> Exercise: Write out again, word for word, the lines below from the line that holds "Write the seaborn" through the line that holds "46, 48, 50]", omitting pictures.

> Supplied entries:
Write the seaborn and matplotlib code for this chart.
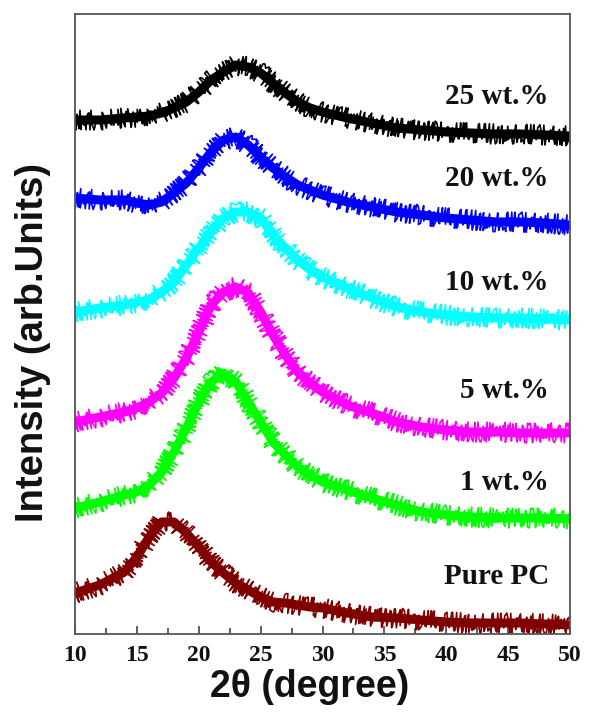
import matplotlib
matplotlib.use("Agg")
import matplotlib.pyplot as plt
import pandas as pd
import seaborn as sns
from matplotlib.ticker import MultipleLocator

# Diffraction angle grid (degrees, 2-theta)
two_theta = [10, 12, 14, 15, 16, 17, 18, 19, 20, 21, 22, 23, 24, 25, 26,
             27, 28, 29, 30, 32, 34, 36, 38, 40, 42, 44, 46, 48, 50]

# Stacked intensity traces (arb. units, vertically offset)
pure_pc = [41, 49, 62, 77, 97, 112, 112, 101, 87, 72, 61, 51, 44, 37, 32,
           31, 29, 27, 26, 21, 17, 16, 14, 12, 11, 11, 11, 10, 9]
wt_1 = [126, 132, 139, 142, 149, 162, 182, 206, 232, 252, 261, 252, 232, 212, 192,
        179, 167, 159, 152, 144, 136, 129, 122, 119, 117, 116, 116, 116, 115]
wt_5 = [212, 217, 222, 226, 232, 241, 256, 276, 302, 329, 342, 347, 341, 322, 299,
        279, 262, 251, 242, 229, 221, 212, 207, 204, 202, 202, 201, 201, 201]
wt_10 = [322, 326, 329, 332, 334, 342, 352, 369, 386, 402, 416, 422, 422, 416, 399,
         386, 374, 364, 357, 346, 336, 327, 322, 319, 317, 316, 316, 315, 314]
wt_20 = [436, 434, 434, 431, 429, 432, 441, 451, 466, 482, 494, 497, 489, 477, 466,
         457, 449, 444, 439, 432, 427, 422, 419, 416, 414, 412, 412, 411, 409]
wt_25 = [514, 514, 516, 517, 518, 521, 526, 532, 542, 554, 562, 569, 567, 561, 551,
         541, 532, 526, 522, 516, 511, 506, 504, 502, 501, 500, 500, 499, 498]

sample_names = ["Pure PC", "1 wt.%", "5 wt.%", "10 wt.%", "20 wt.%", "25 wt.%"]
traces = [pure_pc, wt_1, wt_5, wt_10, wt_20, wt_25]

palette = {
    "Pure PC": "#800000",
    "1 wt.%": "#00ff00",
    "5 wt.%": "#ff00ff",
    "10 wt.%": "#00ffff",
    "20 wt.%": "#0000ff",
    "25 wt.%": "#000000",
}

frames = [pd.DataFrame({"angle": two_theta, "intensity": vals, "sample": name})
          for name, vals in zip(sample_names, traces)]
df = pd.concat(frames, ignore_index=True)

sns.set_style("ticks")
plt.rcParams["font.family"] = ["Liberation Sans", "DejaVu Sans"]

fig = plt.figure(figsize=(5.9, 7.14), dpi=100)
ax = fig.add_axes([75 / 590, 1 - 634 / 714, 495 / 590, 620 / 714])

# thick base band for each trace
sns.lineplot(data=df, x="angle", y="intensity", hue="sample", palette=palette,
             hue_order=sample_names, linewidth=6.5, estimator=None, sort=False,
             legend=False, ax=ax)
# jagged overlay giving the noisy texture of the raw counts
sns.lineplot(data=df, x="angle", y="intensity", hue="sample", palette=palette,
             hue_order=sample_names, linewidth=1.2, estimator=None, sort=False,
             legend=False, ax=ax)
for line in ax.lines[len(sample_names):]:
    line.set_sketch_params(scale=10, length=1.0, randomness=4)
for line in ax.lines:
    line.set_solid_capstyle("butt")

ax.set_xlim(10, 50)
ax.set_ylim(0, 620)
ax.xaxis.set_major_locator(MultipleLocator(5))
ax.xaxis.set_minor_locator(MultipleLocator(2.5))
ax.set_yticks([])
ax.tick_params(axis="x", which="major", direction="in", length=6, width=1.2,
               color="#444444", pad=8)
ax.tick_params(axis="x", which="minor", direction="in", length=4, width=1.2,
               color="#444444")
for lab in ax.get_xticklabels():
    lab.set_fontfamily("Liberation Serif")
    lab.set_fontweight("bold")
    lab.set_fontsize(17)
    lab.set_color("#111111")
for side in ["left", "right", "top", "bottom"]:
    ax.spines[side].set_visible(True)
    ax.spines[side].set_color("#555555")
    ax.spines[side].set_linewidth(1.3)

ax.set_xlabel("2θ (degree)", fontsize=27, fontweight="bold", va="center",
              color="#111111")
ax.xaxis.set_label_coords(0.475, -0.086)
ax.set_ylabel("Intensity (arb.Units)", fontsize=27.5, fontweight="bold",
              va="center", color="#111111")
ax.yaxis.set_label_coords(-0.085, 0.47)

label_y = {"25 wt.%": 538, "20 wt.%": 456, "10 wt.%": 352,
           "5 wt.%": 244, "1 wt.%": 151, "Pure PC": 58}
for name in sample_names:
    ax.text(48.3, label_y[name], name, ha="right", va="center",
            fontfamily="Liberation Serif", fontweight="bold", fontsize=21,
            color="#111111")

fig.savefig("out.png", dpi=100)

--

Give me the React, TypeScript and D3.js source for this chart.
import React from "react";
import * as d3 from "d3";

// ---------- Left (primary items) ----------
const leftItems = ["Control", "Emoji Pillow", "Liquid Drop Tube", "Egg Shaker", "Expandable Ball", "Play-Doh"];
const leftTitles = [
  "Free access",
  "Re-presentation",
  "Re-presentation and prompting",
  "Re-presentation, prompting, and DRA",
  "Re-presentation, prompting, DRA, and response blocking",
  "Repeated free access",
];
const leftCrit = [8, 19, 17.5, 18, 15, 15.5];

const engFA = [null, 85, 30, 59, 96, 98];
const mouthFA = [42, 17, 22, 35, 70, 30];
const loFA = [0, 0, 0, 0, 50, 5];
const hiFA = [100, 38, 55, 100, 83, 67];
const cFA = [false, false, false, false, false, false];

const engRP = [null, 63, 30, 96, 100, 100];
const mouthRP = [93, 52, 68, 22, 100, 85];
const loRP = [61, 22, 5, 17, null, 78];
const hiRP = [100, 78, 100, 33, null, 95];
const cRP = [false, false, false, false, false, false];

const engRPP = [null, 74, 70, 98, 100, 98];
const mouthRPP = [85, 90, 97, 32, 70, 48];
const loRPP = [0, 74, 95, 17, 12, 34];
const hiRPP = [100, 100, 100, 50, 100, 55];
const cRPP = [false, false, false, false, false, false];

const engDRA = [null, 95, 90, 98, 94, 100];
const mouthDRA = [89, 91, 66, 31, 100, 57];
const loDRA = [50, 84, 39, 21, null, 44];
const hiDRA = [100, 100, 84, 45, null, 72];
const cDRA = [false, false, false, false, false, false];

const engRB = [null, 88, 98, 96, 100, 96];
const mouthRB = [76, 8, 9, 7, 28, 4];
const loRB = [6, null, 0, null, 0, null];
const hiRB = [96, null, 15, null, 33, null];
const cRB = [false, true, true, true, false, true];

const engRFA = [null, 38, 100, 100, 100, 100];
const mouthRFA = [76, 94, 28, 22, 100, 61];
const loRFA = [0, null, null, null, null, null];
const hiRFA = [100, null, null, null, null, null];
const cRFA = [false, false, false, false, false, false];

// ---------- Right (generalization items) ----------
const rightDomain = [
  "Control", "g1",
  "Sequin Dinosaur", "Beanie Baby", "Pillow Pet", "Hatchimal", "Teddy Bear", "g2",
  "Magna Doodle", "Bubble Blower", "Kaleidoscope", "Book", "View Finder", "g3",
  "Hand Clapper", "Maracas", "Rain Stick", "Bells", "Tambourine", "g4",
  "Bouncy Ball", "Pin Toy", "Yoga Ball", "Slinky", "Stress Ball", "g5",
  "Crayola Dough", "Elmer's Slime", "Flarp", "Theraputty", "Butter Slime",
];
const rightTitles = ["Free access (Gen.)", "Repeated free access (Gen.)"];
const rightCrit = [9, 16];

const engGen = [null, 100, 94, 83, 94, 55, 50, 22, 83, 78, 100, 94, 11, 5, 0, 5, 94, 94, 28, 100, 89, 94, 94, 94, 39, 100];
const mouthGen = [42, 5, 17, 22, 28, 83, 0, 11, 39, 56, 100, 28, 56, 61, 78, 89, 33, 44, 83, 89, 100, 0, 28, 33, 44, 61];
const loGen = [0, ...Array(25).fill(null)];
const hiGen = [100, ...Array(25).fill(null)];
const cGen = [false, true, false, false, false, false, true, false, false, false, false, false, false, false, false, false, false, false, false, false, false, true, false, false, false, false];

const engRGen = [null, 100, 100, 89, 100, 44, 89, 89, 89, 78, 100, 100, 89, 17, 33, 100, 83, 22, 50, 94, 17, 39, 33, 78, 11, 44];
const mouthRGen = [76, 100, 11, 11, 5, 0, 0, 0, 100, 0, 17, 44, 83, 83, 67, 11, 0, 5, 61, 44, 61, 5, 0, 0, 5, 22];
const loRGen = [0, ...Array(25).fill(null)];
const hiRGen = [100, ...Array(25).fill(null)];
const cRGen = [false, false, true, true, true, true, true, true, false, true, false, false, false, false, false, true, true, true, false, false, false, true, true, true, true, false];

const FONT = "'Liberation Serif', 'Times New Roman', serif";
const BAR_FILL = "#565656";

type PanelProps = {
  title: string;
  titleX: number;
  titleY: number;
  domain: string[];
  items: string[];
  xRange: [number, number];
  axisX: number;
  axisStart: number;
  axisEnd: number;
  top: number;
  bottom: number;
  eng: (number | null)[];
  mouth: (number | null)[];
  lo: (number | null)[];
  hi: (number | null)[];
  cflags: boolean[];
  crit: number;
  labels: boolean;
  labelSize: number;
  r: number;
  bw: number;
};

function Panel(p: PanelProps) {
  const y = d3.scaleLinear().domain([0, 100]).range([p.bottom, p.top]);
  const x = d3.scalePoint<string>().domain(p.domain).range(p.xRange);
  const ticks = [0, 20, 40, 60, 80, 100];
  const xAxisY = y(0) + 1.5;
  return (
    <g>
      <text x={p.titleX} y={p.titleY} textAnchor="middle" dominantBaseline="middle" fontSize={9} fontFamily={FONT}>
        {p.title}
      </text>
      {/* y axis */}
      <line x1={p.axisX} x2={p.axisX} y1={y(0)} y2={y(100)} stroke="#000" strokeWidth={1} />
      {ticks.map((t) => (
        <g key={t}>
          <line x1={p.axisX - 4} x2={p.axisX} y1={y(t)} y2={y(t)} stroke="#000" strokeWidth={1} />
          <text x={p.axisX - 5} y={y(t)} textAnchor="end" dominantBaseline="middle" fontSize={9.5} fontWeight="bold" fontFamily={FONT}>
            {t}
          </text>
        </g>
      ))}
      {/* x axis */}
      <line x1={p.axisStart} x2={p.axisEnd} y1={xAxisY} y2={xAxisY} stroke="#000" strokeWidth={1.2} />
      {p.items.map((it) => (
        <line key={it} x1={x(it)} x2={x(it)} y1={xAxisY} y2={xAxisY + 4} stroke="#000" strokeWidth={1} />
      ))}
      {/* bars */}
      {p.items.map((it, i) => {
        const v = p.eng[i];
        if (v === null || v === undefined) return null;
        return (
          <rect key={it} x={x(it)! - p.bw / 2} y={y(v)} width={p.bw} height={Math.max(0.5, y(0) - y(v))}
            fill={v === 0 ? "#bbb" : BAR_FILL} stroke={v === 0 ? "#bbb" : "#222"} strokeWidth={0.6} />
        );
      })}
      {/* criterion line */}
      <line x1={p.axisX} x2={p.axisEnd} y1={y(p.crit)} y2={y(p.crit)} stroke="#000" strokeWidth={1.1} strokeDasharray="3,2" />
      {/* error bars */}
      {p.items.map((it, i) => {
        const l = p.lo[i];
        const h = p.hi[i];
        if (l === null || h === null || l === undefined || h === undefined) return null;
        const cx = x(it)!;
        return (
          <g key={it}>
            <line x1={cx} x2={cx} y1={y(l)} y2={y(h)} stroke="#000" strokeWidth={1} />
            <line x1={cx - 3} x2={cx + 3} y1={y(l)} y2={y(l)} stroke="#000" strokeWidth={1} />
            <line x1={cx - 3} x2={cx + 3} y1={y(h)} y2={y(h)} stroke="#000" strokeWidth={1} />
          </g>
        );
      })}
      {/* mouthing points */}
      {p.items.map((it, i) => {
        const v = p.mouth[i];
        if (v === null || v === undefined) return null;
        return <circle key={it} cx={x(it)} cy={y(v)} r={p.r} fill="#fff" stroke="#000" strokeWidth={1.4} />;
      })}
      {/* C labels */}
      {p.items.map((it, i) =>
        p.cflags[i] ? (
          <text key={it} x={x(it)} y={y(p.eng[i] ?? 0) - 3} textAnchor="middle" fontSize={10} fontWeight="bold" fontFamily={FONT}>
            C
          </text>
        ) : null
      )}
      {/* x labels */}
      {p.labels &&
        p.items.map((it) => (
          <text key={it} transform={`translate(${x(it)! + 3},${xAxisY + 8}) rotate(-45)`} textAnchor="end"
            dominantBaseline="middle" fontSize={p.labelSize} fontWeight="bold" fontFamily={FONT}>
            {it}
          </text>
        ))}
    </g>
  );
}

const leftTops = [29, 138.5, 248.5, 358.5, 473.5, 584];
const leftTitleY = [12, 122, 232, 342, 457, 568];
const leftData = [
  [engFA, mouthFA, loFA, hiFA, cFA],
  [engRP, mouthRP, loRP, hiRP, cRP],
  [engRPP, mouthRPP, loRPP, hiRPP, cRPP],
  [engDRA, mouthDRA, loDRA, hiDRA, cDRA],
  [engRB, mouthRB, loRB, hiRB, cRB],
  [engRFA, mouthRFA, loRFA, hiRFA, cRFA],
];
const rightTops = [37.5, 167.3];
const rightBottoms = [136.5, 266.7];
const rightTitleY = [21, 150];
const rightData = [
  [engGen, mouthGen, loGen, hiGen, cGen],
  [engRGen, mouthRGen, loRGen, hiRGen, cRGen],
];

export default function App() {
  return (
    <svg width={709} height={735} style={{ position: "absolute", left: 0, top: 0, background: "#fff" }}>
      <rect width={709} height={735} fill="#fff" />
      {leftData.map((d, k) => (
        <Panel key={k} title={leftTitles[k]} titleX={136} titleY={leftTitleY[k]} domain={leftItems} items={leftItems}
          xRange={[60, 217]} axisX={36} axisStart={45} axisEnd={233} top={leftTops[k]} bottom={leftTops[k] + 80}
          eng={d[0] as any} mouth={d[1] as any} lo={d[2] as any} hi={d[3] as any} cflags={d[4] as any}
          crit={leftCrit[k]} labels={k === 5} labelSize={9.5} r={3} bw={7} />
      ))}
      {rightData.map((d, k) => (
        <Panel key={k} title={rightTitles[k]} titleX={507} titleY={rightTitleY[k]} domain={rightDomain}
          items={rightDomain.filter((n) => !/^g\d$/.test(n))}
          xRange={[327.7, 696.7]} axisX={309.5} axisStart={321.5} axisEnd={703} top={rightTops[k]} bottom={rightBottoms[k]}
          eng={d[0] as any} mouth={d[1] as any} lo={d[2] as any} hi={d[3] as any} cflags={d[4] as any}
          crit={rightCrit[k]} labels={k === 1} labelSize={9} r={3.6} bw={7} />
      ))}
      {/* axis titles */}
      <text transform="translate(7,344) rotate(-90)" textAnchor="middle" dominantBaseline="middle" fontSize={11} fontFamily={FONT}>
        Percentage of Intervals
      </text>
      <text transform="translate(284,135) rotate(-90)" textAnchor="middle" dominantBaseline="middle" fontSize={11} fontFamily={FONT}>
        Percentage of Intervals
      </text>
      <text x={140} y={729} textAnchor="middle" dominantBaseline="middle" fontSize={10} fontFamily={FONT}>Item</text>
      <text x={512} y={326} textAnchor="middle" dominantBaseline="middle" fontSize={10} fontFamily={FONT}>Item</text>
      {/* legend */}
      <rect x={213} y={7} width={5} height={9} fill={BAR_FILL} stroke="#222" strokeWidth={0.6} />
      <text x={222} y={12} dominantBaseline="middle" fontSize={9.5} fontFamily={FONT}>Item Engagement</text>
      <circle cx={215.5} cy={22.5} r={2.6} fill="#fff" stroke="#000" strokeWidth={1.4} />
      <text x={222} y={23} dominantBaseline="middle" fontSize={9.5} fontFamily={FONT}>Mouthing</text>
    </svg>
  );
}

==

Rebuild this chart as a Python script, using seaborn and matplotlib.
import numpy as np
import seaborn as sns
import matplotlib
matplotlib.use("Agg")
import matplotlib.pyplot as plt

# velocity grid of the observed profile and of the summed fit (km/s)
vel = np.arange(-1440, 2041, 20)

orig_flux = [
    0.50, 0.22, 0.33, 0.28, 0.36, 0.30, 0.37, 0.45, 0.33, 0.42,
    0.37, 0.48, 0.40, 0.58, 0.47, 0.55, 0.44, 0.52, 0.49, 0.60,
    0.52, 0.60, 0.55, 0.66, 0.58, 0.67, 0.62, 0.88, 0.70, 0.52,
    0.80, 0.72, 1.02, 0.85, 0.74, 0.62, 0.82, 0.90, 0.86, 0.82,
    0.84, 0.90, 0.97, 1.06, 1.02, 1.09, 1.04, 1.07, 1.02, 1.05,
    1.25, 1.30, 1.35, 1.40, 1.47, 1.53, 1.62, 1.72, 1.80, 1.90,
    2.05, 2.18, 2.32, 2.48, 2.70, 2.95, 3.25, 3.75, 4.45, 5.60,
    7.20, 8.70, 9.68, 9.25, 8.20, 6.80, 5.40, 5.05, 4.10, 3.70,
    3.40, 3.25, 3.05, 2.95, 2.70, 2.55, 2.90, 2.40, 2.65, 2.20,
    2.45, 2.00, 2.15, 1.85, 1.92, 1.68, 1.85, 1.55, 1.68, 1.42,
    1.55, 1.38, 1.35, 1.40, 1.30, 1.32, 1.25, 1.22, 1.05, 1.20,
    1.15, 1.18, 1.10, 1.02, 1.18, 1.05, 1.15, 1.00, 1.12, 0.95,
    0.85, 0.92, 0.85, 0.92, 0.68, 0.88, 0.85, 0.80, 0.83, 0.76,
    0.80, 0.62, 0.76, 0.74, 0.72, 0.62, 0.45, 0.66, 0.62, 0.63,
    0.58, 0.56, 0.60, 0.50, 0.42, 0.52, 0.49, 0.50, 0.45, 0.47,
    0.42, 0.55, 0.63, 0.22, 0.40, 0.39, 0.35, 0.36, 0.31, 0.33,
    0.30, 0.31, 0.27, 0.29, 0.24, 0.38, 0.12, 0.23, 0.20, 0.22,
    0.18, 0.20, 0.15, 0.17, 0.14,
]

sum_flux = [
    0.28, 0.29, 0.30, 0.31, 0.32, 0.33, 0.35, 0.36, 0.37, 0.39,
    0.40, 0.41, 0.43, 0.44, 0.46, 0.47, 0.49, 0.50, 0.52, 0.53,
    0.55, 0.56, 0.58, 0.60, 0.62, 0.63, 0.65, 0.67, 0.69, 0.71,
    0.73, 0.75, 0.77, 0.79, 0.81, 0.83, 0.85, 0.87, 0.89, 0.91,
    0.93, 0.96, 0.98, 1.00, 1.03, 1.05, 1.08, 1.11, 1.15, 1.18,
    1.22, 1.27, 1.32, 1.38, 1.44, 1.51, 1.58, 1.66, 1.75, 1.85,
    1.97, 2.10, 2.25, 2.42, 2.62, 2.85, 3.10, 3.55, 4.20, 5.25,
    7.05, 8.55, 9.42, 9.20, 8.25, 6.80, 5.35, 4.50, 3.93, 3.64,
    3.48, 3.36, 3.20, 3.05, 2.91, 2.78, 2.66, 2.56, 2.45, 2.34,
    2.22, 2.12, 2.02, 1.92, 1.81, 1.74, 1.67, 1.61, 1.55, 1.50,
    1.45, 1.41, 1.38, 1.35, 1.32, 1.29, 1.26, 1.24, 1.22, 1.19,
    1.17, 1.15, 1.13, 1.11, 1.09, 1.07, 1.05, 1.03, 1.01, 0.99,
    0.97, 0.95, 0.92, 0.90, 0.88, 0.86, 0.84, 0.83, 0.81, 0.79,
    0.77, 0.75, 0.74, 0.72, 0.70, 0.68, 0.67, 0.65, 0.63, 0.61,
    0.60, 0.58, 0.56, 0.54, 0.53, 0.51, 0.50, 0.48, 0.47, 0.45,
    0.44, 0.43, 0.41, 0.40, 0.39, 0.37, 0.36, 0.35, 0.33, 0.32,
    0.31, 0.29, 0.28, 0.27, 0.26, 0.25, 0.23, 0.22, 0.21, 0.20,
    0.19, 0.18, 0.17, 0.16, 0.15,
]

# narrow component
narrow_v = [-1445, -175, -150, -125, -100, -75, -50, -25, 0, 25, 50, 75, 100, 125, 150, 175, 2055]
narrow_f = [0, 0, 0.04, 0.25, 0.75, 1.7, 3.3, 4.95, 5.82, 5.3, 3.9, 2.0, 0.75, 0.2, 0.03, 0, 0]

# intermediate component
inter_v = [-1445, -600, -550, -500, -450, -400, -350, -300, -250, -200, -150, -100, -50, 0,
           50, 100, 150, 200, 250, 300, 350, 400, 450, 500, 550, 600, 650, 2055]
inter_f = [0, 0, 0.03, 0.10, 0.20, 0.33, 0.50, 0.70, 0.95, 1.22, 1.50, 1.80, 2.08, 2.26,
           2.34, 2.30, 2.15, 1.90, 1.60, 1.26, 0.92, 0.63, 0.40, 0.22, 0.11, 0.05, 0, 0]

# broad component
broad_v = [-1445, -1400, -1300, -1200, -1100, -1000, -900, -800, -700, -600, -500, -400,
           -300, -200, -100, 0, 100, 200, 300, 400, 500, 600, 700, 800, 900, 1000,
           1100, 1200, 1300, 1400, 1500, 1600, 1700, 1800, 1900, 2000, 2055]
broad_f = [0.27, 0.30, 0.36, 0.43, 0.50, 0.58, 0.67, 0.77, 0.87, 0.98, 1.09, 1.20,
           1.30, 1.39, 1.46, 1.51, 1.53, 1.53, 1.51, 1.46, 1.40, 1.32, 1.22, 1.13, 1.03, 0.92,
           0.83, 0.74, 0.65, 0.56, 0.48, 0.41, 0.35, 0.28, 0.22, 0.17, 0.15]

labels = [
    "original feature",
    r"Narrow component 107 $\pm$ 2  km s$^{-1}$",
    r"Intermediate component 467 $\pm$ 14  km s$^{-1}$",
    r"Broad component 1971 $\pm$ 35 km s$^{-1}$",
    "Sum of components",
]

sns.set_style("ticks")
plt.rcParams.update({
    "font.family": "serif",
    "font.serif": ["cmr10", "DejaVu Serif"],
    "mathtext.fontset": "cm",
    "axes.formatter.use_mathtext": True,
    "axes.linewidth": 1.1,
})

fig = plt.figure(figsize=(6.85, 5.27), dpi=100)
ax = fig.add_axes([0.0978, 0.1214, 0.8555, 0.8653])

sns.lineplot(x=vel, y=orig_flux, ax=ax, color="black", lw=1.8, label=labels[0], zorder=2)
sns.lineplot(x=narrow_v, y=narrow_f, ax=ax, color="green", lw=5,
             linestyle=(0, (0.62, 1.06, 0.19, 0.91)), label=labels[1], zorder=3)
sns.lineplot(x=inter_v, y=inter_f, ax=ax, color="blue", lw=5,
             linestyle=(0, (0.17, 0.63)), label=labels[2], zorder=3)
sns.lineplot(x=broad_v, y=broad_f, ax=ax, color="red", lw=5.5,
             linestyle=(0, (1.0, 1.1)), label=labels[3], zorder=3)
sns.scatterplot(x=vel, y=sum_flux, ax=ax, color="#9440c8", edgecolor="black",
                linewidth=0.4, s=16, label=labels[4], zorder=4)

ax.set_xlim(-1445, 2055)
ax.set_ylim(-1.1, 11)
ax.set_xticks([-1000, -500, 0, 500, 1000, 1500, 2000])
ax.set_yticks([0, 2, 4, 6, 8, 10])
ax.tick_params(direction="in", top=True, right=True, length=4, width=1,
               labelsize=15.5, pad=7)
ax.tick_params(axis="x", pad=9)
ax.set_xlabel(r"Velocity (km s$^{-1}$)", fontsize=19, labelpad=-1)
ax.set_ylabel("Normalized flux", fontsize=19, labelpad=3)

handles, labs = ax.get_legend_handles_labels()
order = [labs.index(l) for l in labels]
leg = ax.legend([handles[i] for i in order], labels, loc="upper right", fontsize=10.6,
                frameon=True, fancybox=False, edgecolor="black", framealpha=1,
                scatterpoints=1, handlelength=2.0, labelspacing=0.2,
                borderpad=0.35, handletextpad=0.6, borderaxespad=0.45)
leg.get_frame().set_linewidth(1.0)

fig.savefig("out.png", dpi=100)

> Expected output:
Write the seaborn and matplotlib code for this chart.
import matplotlib
matplotlib.use("Agg")
import matplotlib.pyplot as plt
import pandas as pd
import seaborn as sns
from matplotlib.ticker import MultipleLocator

# Diffraction angle grid (degrees, 2-theta)
two_theta = [10, 12, 14, 15, 16, 17, 18, 19, 20, 21, 22, 23, 24, 25, 26,
             27, 28, 29, 30, 32, 34, 36, 38, 40, 42, 44, 46, 48, 50]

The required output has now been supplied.